I will be meeting someone else I know for lunch, a fellow author from Indigo Sea Press, Norm Brown, whose book Carpet Ride was inspired by a road trip he once took. I sure hope I don’t find any dead bodies during this great adventure of mine!
Then I will head north to meet another online-soon-to-be-offline friend. I’m looking forward to getting back on the road, though I will be taking it easy. Rain storms are expected, but I am not planning on driving in the rain. (Though things have a way of working out differently than I had planned.) It seems as if Texas has been working hard to paint its fields for me, as if to make up for the drabness of my first Texas days, and I will be interested to see what it rolls out before me today.

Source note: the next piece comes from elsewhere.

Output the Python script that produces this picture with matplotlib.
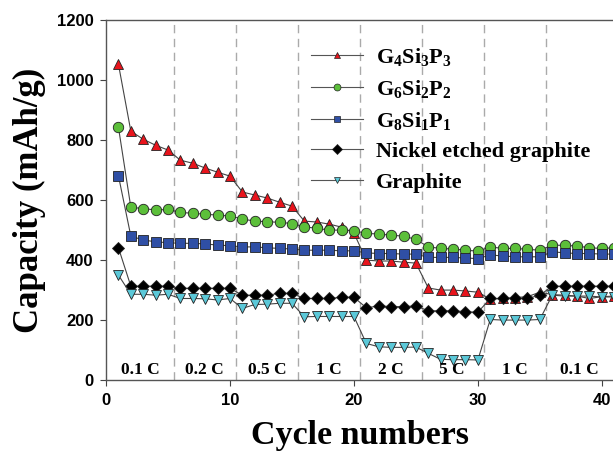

I did get to see a bit of Austin, but I find that cities, especially young, hip cities, do not speak to me. I thought I wanted to visit San Antonio’s Riverwalk, but now that I am so close, it holds no appeal. I’m more interested in wild landscapes and intamed waterways. Most waterways, anyway. I do have to admit to a bit of trepidation about woman-eating mosquitoes as I near the swampy portion of my trip, but I am holding fast to my belief in the magic of this journey, which gives me some comfort. That belief sure kept me calm during a hugely windy night on Padre Island, when my tent kept being blown down on top of me! Luckily, each time the tent righted itself. The only damage was some rust on a couple of poles. (Rust? In only four days? Yikes.)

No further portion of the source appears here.